TASK DESCRIPTION | Copy exactly the lines that run from the top of the listing to the line containing "y_max = 450000", both ends included, and omit the pictures.

GIVEN MATERIAL |
((
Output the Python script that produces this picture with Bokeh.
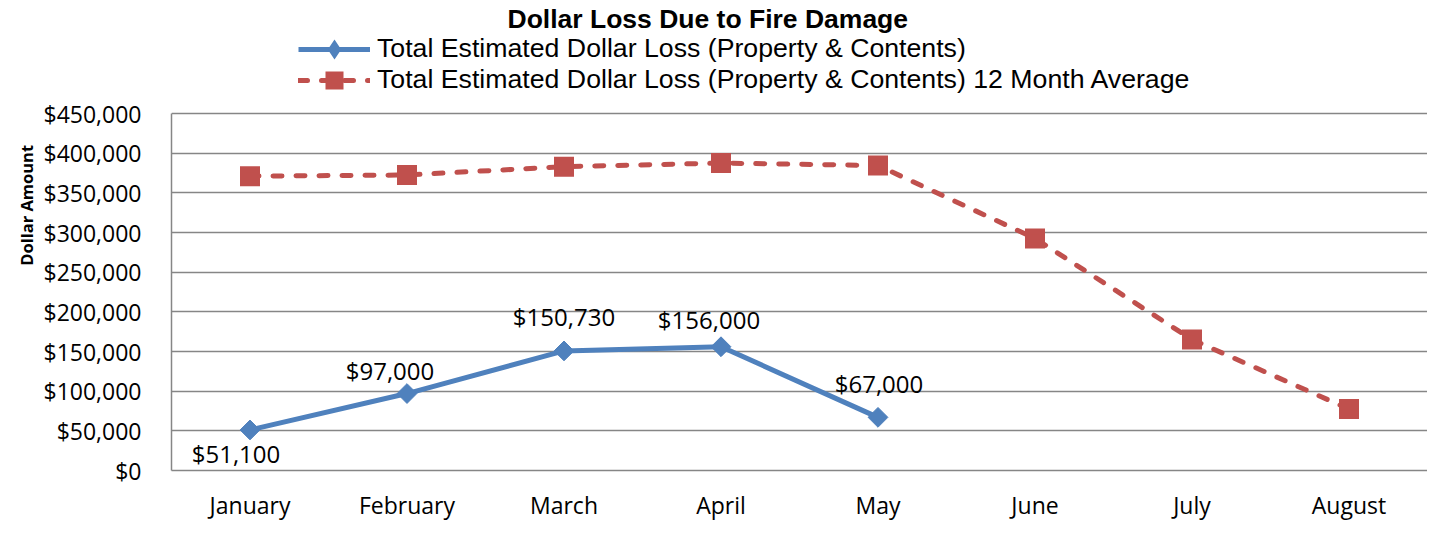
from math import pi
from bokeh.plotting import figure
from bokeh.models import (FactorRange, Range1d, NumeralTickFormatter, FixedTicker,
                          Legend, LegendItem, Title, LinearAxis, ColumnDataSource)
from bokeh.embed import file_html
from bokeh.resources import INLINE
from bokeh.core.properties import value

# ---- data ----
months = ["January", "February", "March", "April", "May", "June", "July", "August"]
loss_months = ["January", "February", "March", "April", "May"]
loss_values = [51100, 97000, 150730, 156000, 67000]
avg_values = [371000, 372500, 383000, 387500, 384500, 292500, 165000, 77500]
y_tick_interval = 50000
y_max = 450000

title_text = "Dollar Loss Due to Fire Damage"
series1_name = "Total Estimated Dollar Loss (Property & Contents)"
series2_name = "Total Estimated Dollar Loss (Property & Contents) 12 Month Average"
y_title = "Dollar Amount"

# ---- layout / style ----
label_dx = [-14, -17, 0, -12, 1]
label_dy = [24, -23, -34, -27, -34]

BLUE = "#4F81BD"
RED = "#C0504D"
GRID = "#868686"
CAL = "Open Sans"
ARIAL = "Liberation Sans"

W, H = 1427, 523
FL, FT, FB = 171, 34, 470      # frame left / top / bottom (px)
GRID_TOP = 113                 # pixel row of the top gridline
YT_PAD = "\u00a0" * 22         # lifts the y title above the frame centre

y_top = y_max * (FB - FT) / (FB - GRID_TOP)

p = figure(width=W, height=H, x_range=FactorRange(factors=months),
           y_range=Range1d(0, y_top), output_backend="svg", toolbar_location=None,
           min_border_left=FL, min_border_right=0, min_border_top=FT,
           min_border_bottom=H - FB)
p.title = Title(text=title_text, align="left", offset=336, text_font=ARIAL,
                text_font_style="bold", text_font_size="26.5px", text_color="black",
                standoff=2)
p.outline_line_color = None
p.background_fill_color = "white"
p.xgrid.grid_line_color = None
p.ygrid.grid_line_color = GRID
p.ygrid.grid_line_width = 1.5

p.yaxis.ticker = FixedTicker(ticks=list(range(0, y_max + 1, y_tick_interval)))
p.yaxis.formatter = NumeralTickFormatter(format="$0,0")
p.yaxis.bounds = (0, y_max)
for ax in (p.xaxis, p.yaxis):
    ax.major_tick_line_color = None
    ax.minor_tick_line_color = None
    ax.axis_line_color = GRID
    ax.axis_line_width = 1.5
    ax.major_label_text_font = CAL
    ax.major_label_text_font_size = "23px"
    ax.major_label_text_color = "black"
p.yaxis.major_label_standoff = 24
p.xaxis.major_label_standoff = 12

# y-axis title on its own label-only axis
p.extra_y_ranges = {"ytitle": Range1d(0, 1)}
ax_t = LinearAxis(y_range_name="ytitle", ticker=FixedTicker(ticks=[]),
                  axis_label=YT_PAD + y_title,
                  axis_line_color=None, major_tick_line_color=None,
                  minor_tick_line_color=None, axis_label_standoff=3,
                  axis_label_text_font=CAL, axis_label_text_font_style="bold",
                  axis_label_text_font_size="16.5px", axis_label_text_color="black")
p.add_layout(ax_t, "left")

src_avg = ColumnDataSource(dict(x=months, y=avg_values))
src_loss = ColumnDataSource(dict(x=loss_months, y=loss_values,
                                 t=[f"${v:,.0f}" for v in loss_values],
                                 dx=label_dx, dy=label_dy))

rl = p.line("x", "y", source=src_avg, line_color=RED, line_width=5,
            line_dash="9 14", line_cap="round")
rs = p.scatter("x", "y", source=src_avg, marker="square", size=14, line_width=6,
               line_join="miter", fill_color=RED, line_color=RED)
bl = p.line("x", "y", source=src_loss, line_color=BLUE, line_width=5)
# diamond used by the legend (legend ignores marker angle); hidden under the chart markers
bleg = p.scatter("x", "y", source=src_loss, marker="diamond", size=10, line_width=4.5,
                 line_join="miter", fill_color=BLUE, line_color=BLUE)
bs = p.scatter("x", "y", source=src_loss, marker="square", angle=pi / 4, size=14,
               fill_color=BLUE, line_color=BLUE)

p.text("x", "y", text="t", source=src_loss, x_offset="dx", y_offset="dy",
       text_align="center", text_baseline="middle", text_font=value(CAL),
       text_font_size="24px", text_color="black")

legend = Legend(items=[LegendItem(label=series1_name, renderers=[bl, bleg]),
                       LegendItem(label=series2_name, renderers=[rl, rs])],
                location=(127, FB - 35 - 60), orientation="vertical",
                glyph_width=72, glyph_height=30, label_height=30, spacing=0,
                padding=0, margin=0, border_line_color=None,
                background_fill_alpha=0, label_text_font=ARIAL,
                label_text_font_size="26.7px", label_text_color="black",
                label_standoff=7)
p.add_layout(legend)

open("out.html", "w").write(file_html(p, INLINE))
))
EXPECTED ANSWER |
Output the Python script that produces this picture with Bokeh.
from math import pi
from bokeh.plotting import figure
from bokeh.models import (FactorRange, Range1d, NumeralTickFormatter, FixedTicker,
                          Legend, LegendItem, Title, LinearAxis, ColumnDataSource)
from bokeh.embed import file_html
from bokeh.resources import INLINE
from bokeh.core.properties import value

# ---- data ----
months = ["January", "February", "March", "April", "May", "June", "July", "August"]
loss_months = ["January", "February", "March", "April", "May"]
loss_values = [51100, 97000, 150730, 156000, 67000]
avg_values = [371000, 372500, 383000, 387500, 384500, 292500, 165000, 77500]
y_tick_interval = 50000
y_max = 450000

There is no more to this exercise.